May 23, 2012

Loving v. Virginia: Thoughts on Gay Marriage

In June 1958, Mildred Jeter, a black woman, married Richard Loving, a white man.  Although the newlyweds were residents of Virginia, they married in the District of Columbia because Virginia had a criminal statute that prohibited interracial marriages between a white person and a person of color in addition to a statutory provision that rendered all such marriages void under the law.
Upon their return to Virginia, the Lovings received a grand jury indictment to which they pleaded guilty and were each sentenced to one year in prison.  Their sentences were stayed upon the condition that they left the state of Virginia, never to return.  The Lovings moved to the District of Columbia, and in 1963, they filed a motion to vacate the trial court judgment and to set aside the sentences under the Fourteenth Amendment.

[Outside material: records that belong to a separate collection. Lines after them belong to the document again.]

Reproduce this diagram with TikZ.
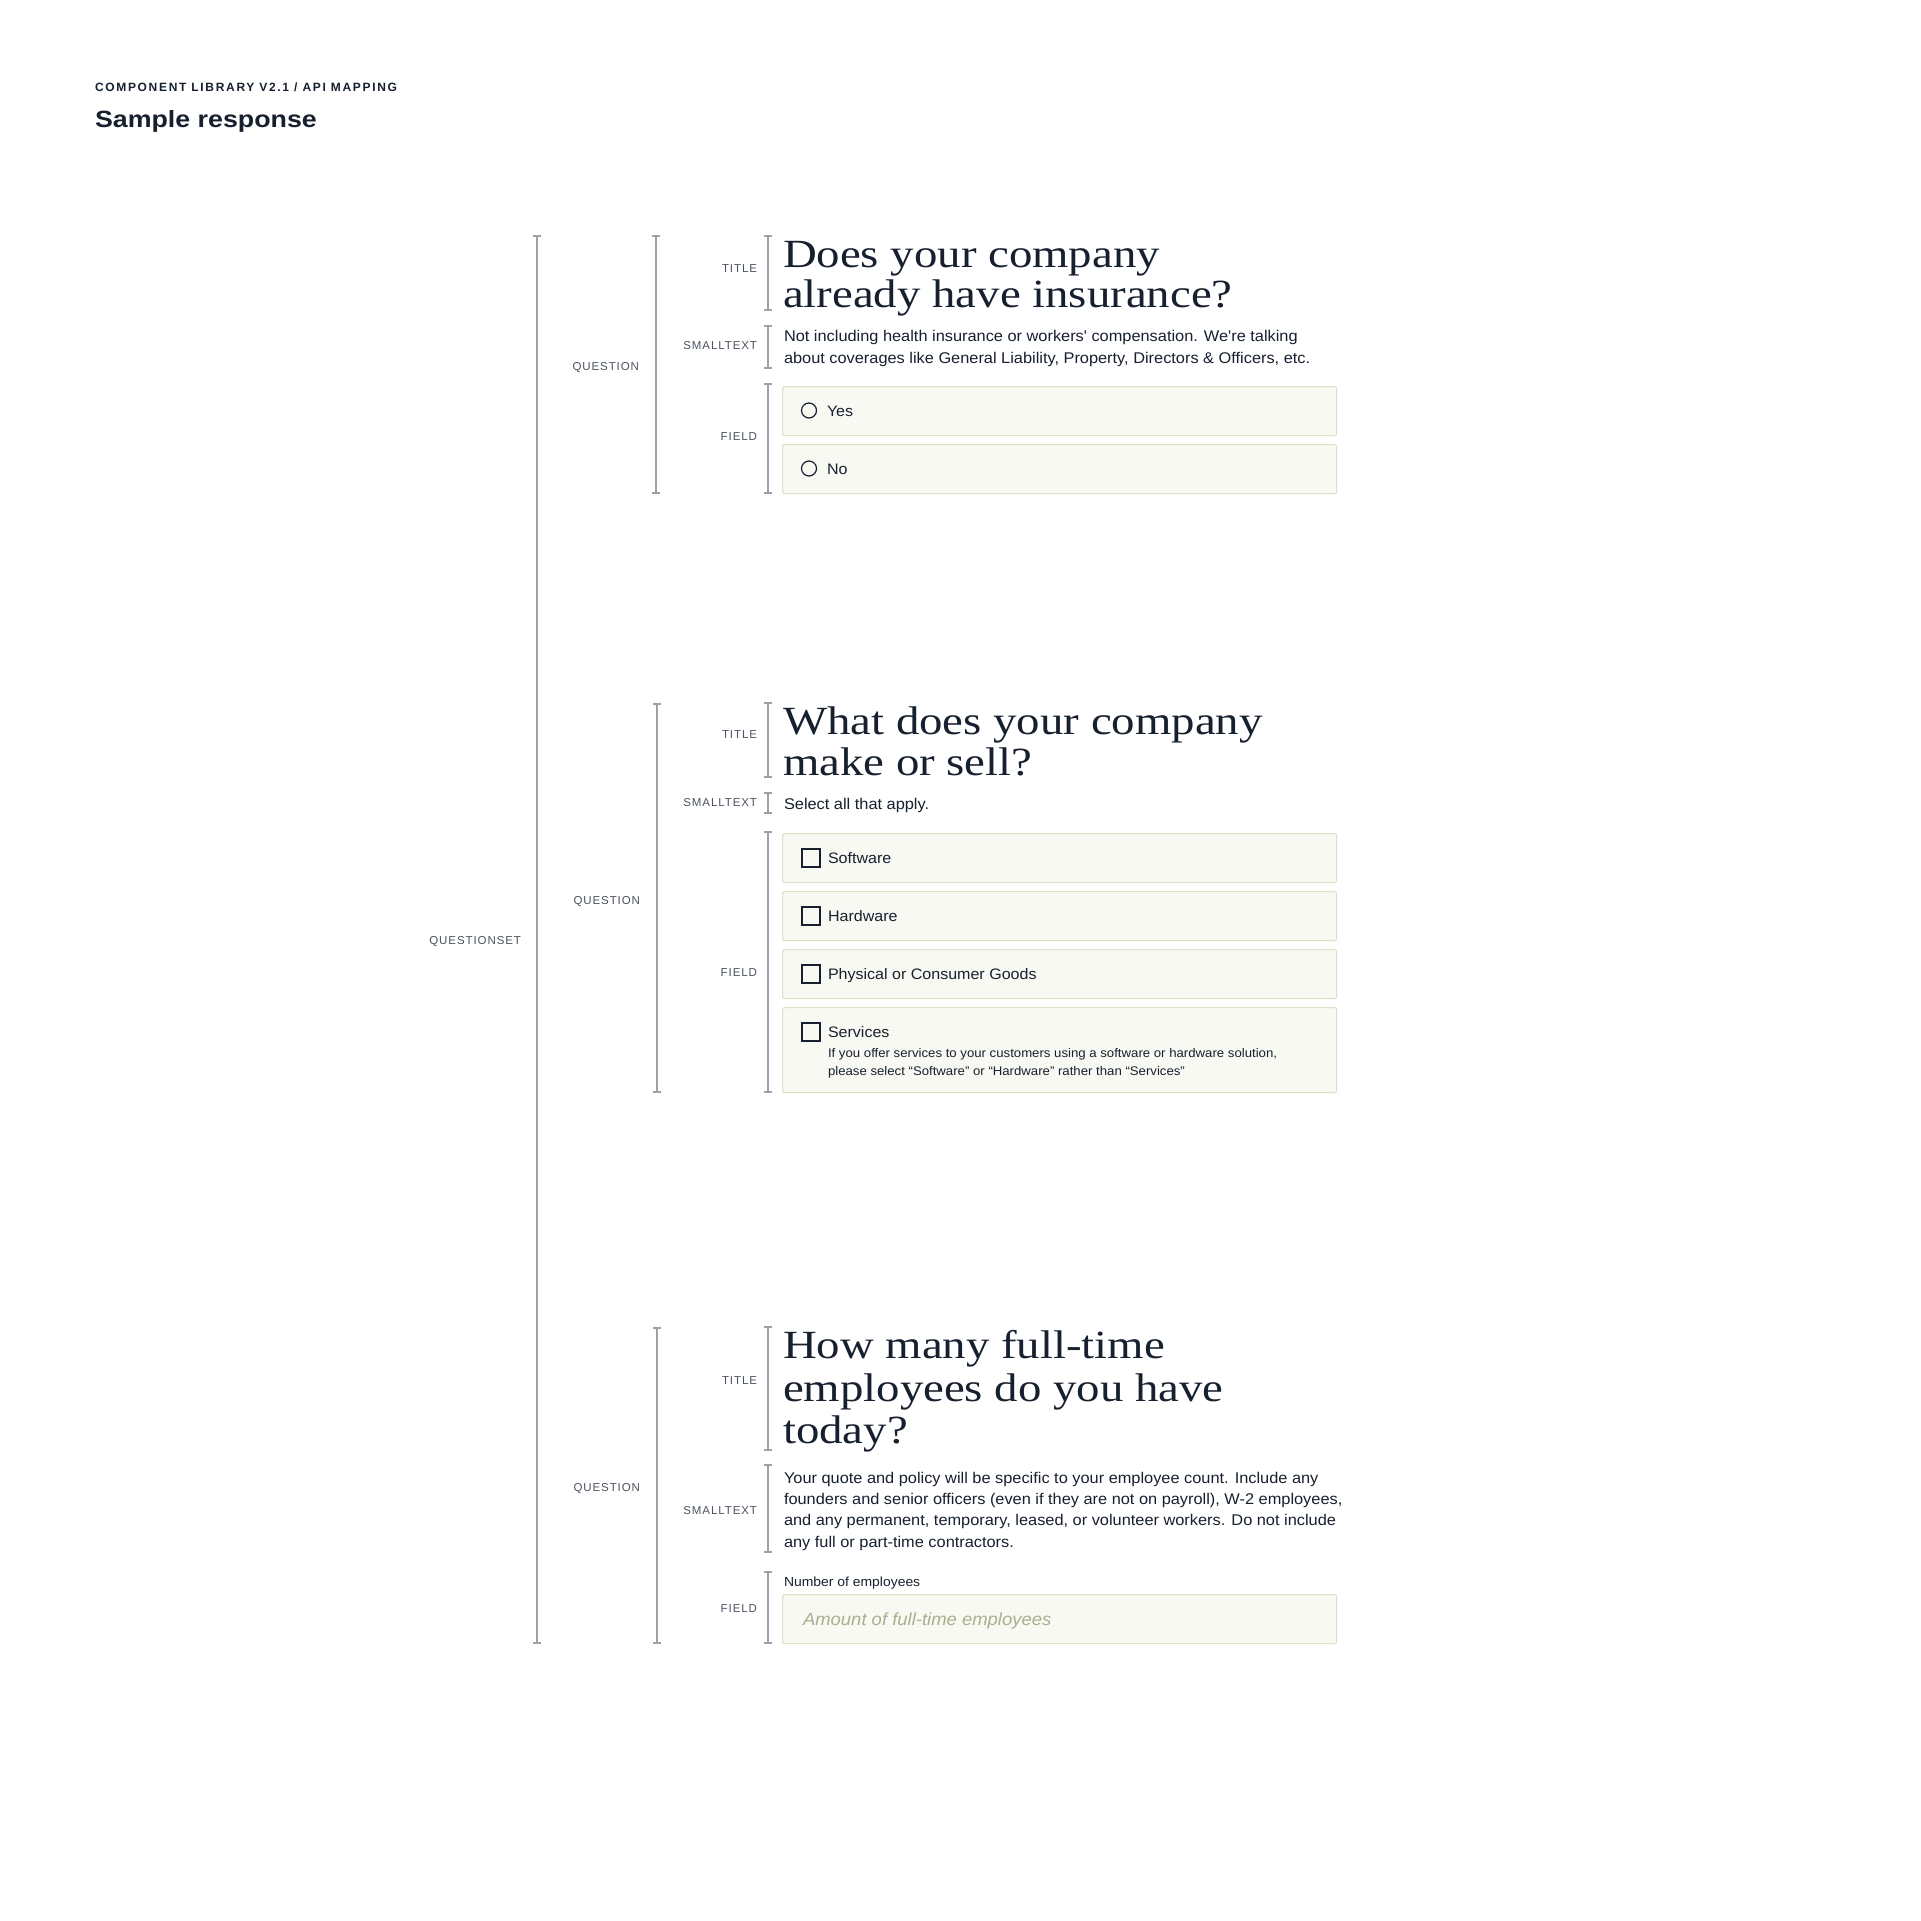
\documentclass[tikz,border=0pt]{standalone}
\usepackage{fontspec}
\setmainfont{Liberation Sans}
\newfontfamily\bodyf{Liberation Sans}[FakeStretch=1.055]
\newfontfamily\titlef{Liberation Serif}[FakeStretch=1.17]
\newfontfamily\labelf{Liberation Sans}[LetterSpace=8]
\newfontfamily\headf{Liberation Sans}[LetterSpace=14]
\newfontfamily\bigf{Liberation Sans}[FakeStretch=1.14]
\definecolor{ink}{HTML}{17202F}
\definecolor{lbl}{HTML}{4B5260}
\definecolor{brk}{HTML}{9CA1AA}
\definecolor{boxfill}{HTML}{F8F9F2}
\definecolor{boxline}{HTML}{DDE2C6}
\definecolor{ph}{HTML}{A9AF8E}
\newcommand\bmark[3]{\draw[brkline] (#1-4,#2) -- (#1+4,#2) (#1,#2) -- (#1,#3) (#1-4,#3) -- (#1+4,#3);}
\begin{document}
\begin{tikzpicture}[x=1pt,y=-1pt,
  txt/.style={inner sep=0pt, outer sep=0pt, anchor=base west, text=ink},
  ttl/.style={txt, font=\titlef\fontsize{40}{40}\selectfont},
  body/.style={txt, font=\bodyf\fontsize{15.5}{15.5}\selectfont},
  opt/.style={txt, font=\bodyf\fontsize{15.2}{15.2}\selectfont},
  hint/.style={txt, font=\bodyf\fontsize{12.5}{12.5}\selectfont},
  lab/.style={inner sep=0pt, outer sep=0pt, anchor=base east, text=lbl, font=\labelf\fontsize{11.5}{11.5}\selectfont},
  brkline/.style={draw=brk, line width=1.3pt},
  optbox/.style={draw=boxline, fill=boxfill, line width=1.2pt, rounded corners=1.5pt, inner sep=0pt, anchor=north west, minimum width=554pt},
  radio/.style={draw=ink, line width=1.2pt},
  check/.style={draw=ink, line width=1.3pt}]
\useasboundingbox[fill=white] (0,0) rectangle (1920,1921);

% header
\node[txt, font=\headf\bfseries\fontsize{12}{12}\selectfont] (hdr) at (95,92) {COMPONENT LIBRARY V2.1 / API MAPPING};
\node[txt, font=\bigf\bfseries\fontsize{23.5}{23.5}\selectfont] (sub) at (95,128) {Sample response};

% brackets
\bmark{537}{236}{1643}
\bmark{656}{236}{493}
\bmark{657}{704}{1092}
\bmark{657}{1328}{1643}
\bmark{768}{236}{310}
\bmark{768}{326}{368}
\bmark{768}{384}{493}
\bmark{768}{703}{777}
\bmark{768}{793}{813}
\bmark{768}{832}{1092}
\bmark{768}{1327}{1450}
\bmark{768}{1465}{1552}
\bmark{768}{1572}{1643}

% labels
\node[lab] (lqs) at (521,944.6) {QUESTIONSET};
\node[lab] (lq1) at (639,370.1) {QUESTION};
\node[lab] (lq2) at (640,904.1) {QUESTION};
\node[lab] (lq3) at (640,1491.1) {QUESTION};
\node[lab] (l1t) at (757,272.1) {TITLE};
\node[lab] (l1s) at (757,349.1) {SMALLTEXT};
\node[lab] (l1f) at (757,440.1) {FIELD};
\node[lab] (l2t) at (757,738.1) {TITLE};
\node[lab] (l2s) at (757,806.1) {SMALLTEXT};
\node[lab] (l2f) at (757,976.1) {FIELD};
\node[lab] (l3t) at (757,1384.1) {TITLE};
\node[lab] (l3s) at (757,1514.1) {SMALLTEXT};
\node[lab] (l3f) at (757,1612.1) {FIELD};

% question 1
\node[ttl] (t1a) at (783,267) {Does your company};
\node[ttl] (t1b) at (783,307.5) {already have insurance?};
\node[body] (s1a) at (784,341) {Not including health insurance or workers' compensation. We're talking};
\node[body] (s1b) at (784,363) {about coverages like General Liability, Property, Directors \& Officers, etc.};
\node[optbox, minimum height=49pt] (bYes) at (782,386) {};
\node[optbox, minimum height=49pt] (bNo) at (782,444) {};
\draw[radio] (809,410.5) circle (7.5pt);
\draw[radio] (809,468.5) circle (7.5pt);
\node[opt] (oYes) at (827,416.5) {Yes};
\node[opt] (oNo) at (827,474.5) {No};

% question 2
\node[ttl] (t2a) at (783,734) {What does your company};
\node[ttl] (t2b) at (783,775) {make or sell?};
\node[body] (s2a) at (784,809) {Select all that apply.};
\node[optbox, minimum height=49pt] (bSw) at (782,833) {};
\node[optbox, minimum height=49pt] (bHw) at (782,891) {};
\node[optbox, minimum height=49pt] (bPh) at (782,949) {};
\node[optbox, minimum height=85pt] (bSv) at (782,1007) {};
\draw[check] (802,849) rectangle (820,867);
\draw[check] (802,907) rectangle (820,925);
\draw[check] (802,965) rectangle (820,983);
\draw[check] (802,1023) rectangle (820,1041);
\node[opt] (oSw) at (828,863.5) {Software};
\node[opt] (oHw) at (828,921.5) {Hardware};
\node[opt] (oPh) at (828,979.5) {Physical or Consumer Goods};
\node[opt] (oSv) at (828,1037.5) {Services};
\node[hint] (h1) at (828,1057) {If you offer services to your customers using a software or hardware solution,};
\node[hint] (h2) at (828,1075) {please select “Software” or “Hardware” rather than “Services”};

% question 3
\node[ttl] (t3a) at (783,1358) {How many full-time};
\node[ttl] (t3b) at (783,1401) {employees do you have};
\node[ttl] (t3c) at (783,1443.5) {today?};
\node[body] (s3a) at (784,1483) {Your quote and policy will be specific to your employee count. Include any};
\node[body] (s3b) at (784,1504) {founders and senior officers (even if they are not on payroll), W-2 employees,};
\node[body] (s3c) at (784,1525.5) {and any permanent, temporary, leased, or volunteer workers. Do not include};
\node[body] (s3d) at (784,1547) {any full or part-time contractors.};
\node[txt, font=\bodyf\fontsize{13.2}{13.2}\selectfont] (nlab) at (784,1586) {Number of employees};
\node[optbox, minimum height=49pt] (bNum) at (782,1594) {};
\node[txt, text=ph, font=\bodyf\itshape\fontsize{17.5}{17.5}\selectfont] (phl) at (803,1625) {Amount of full-time employees};
\end{tikzpicture}
\end{document}
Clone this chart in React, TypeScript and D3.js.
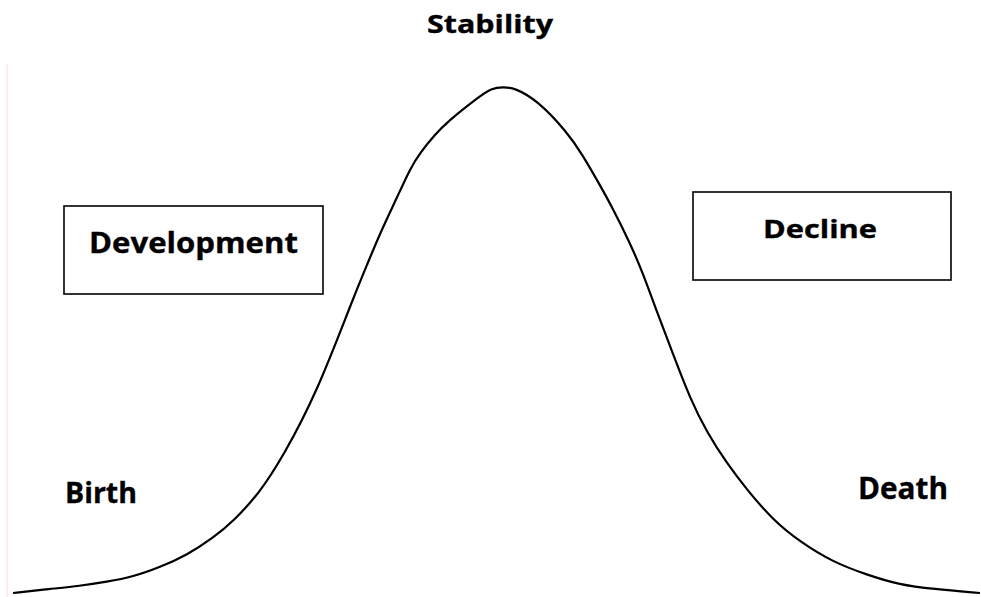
import { useEffect, useRef } from 'react';
import * as d3 from 'd3';

// Life cycle curve (time 0-100, level 0-100)
const time = [
  0, 3.8, 6.9, 9.7, 12.4, 15.2, 18.0, 20.7, 22.8, 25.5, 27.9, 31.4, 35.1, 36.6,
  38.0, 39.7, 41.1, 42.1, 43.6, 44.9, 48.0, 49.5, 50.7, 51.9, 54.2, 57.3, 58.9,
  60.7, 62.0, 63.8, 65.1, 66.6, 68.3, 70.0, 71.8, 73.8, 75.9, 78.6, 81.4, 84.8,
  88.3, 91.7, 95.1, 100,
];
const level = [
  0, 0.8, 1.4, 2.2, 3.2, 5.1, 7.5, 10.9, 14.2, 19.8, 26.9, 39.5, 57.9, 64.8,
  71.3, 78.1, 84.0, 87.0, 90.5, 93.1, 97.8, 99.8, 100, 99.8, 97.4, 91.1, 86.6,
  80.6, 76.1, 69.2, 63.4, 55.5, 47.0, 38.5, 31.6, 25.7, 20.4, 14.4, 10.1, 6.1,
  3.6, 1.6, 0.8, 0,
];

const stageLabels = ['Birth', 'Development', 'Stability', 'Decline', 'Death'];

const WIDTH = 981;
const HEIGHT = 597;

export default function App() {
  const svgRef = useRef<SVGSVGElement>(null);

  useEffect(() => {
    if (!svgRef.current) return;
    const svg = d3.select(svgRef.current);
    svg.selectAll('*').remove();

    const x = d3.scaleLinear().domain([0, 100]).range([13, 980]);
    const y = d3.scaleLinear().domain([0, 100]).range([593, 87]);

    svg.append('rect')
      .attr('width', WIDTH)
      .attr('height', HEIGHT)
      .attr('fill', '#ffffff');

    // faint left edge
    svg.append('line')
      .attr('x1', 7).attr('x2', 7)
      .attr('y1', 64).attr('y2', HEIGHT)
      .attr('stroke', '#fcecec')
      .attr('stroke-width', 2);

    const points = time.map((t, i) => [t, level[i]] as [number, number]);

    const line = d3.line<[number, number]>()
      .x(d => x(d[0]))
      .y(d => y(d[1]))
      .curve(d3.curveBasis);

    svg.append('path')
      .datum(points)
      .attr('d', line)
      .attr('fill', 'none')
      .attr('stroke', '#000')
      .attr('stroke-width', 2.2);

    // boxes
    const boxes = [
      { x: 64, y: 206, w: 259, h: 88 },
      { x: 693, y: 192, w: 258, h: 88 },
    ];
    svg.selectAll('.box')
      .data(boxes)
      .enter().append('rect')
      .attr('class', 'box')
      .attr('x', d => d.x)
      .attr('y', d => d.y)
      .attr('width', d => d.w)
      .attr('height', d => d.h)
      .attr('fill', 'none')
      .attr('stroke', '#000')
      .attr('stroke-width', 1.6);

    // label placement: [x start, baseline, font size, width]
    const placement: [number, number, number, number][] = [
      [65, 503, 29, 72],
      [89, 253, 29, 209],
      [427, 33, 25, 126],
      [763, 238, 25, 114],
      [858, 499, 30, 90],
    ];

    svg.selectAll('.label')
      .data(stageLabels)
      .enter().append('text')
      .attr('class', 'label')
      .attr('x', (d, i) => placement[i][0])
      .attr('y', (d, i) => placement[i][1])
      .attr('textLength', (d, i) => placement[i][3])
      .attr('lengthAdjust', 'spacingAndGlyphs')
      .style('font-family', '"Open Sans", sans-serif')
      .style('font-weight', 700)
      .style('font-size', (d, i) => `${placement[i][2]}px`)
      .style('fill', '#000')
      .style('stroke', '#000')
      .style('stroke-width', 0.35)
      .text(d => d);
  }, []);

  return (
    <svg
      ref={svgRef}
      width={WIDTH}
      height={HEIGHT}
      style={{ position: 'absolute', left: 0, top: 0 }}
    />
  );
}
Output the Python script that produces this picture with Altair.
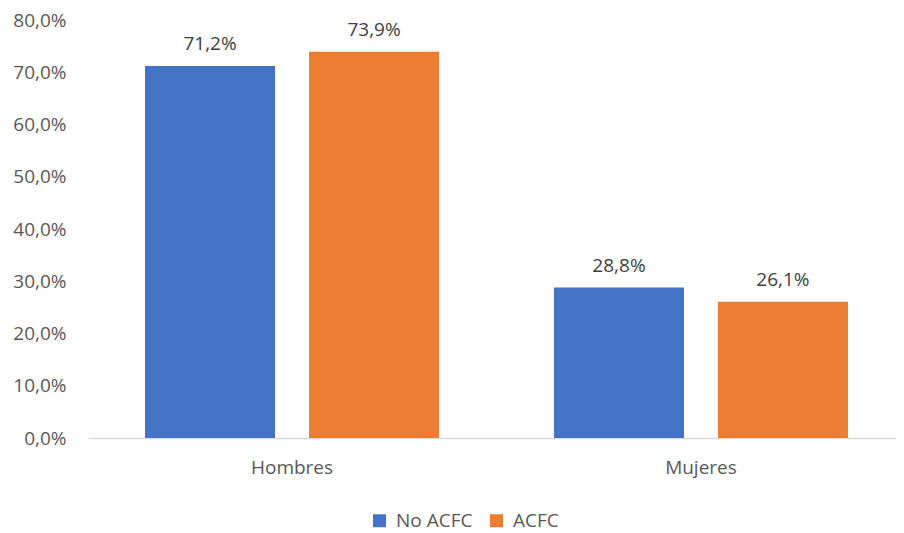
import altair as alt
import pandas as pd

categories = ["Hombres", "Mujeres"]
series = ["No ACFC", "ACFC"]
no_acfc = [0.712, 0.288]
acfc = [0.739, 0.261]

rows = []
for i, c in enumerate(categories):
    rows.append({"cat": c, "serie": series[0], "val": no_acfc[i]})
    rows.append({"cat": c, "serie": series[1], "val": acfc[i]})
df = pd.DataFrame(rows)

FONT = "Open Sans"
GRAY = "#595959"
FS = 19

base = alt.Chart(df).encode(
    x=alt.X("cat:N", sort=categories, title=None,
            scale=alt.Scale(range=[0, 817], paddingInner=0.281, paddingOuter=0.1394),
            axis=alt.Axis(labelAngle=0, labelFont=FONT, labelFontSize=FS, labelColor=GRAY,
                          labelPadding=20, ticks=False, domainColor="#D9D9D9", domainWidth=1.5)),
    xOffset=alt.XOffset("serie:N", sort=series,
                        scale=alt.Scale(paddingInner=0.207, paddingOuter=0)),
    y=alt.Y("val:Q", title=None,
            scale=alt.Scale(domain=[0, 0.8], nice=False),
            axis=alt.Axis(values=[0, 0.1, 0.2, 0.3, 0.4, 0.5, 0.6, 0.7, 0.8],
                          labelExpr="replace(format(datum.value, '.1%'), '.', ',')",
                          labelFont=FONT, labelFontSize=FS, labelColor=GRAY,
                          labelPadding=22, ticks=False, domain=False, grid=False)),
)

bars = base.mark_bar().encode(
    color=alt.Color("serie:N", sort=series,
                    scale=alt.Scale(domain=series, range=["#4472C4", "#ED7D31"]),
                    legend=alt.Legend(title=None, orient="none", direction="horizontal",
                                      legendX=282, legendY=491, symbolType="square",
                                      symbolSize=169, symbolStrokeWidth=0,
                                      labelFont=FONT, labelFontSize=FS, labelColor=GRAY,
                                      labelOffset=7, columnPadding=14, padding=0))
)

labels = base.transform_calculate(
    lab="replace(format(datum.val, '.1%'), '.', ',')"
).mark_text(baseline="bottom", dy=-12, font=FONT, fontSize=FS, color="#404040").encode(
    text="lab:N"
)

chart = (bars + labels).properties(
    width=808, height=418,
    autosize=alt.AutoSizeParams(type="none"),
    padding={"left": 80, "top": 12, "right": 0, "bottom": 110},
).configure_view(stroke=None)

chart.save("out.html", embed_options={"renderer": "svg", "actions": False})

The Virginia Supreme Court upheld the constitutionality of the antimiscegenation statutes and upheld the convictions.  The Lovings appealed to the U.S. Supreme Court, which forever changed history when it held as follows:
“Marriage is one of the ‘basic civil rights of man,’ fundamental to our very existence and survival.  To deny this fundamental freedom on so unsupportable a basis as the racial classifications embodied in these statutes, classifications so directly subversive of the principle of equality at the heart of the Fourteenth Amendment, is surely to deprive all the State’s citizens of liberty without due process of law. The Fourteenth Amendment requires that the freedom of choice to marry not be restricted by invidious racial discriminations. Under our Constitution, the freedom to marry or not marry, a person of another race resides with the individual and cannot be infringed by the State.”

Loving v. Virginia, 388 U.S. 1, 12, 87 S. Ct. 1817, 1824, 18 L. Ed. 2d 1010 (1967) (Internal citations omitted).
As of February 2012, same- sex marriage is legal in only six states and the District of Columbia (as well as the Coquille Suquamish Indian Tribes).  Advocates agree that there is no meaningful distinction between race discrimination and discrimination based on sexual orientation.
In 1996, then-President William Jefferson Clinton signed the Defense of Marriage Act (DOMA) which states in pertinent part that “the word ‘marriage’ means only a legal union between one man and one woman as husband and wife, and the word ‘spouse’ refers only to a person of the opposite sex who is a husband or a wife.”

Individuals grappling with the issue are trying to deal with two opposing positions, both supported by the fundamental principles embodied in our Constitution and the Bill of Rights.  On the one hand, the religious freedoms that are foundational to many of the rights we take for granted allow each of us to adopt and manifest the teachings of any one of several mainstream or marginal religious groups, among them beliefs compatible with DOMA.  On the other hand, many others believe that the arguments in favor of same-sex marriage are overwhelming, and it is impermissibly discriminatory to allow religious dogma to deny legal rights that our Supreme Court has already held are “fundamental.”  Both sides appear to seek to impose specific religious tenets on all Americans in violation of an individual’s rights to reject them.

Allowing same sex marriage does nothing to undermine or diminish the value or sanctity of marriage between heterosexual couples.  To the contrary, establishing and promoting family bonds helps society.  Marriage is an institution that is not only a fundamental freedom on a personal level, but also a societal institution that helps to strengthen communities by providing in-home caregivers to the infirm, establishing family units to share financial obligations and income, and creating two-parent households to support children.  These benefits to society are not dependent upon sexual orientation.

In addition, the legalization of same sex marriage would provide an economic boost to the economy. In 2004, a study (.pdf) conducted by the Congressional Budget Office found that if all 50 states and the federal government extended the rights and obligations of marriage to same-sex couples, gay weddings alone would generate almost $1 billion in revenue each year.

A 2011 Gallup poll suggests that 25% of Americans are gay or lesbian.  For the same reasons that the Supreme Court in 1967 struck down anti-miscegenation laws, it is possible that states religious dogma and bigotry will not be allowed to deprive 25% of Americans of a fundamental freedom.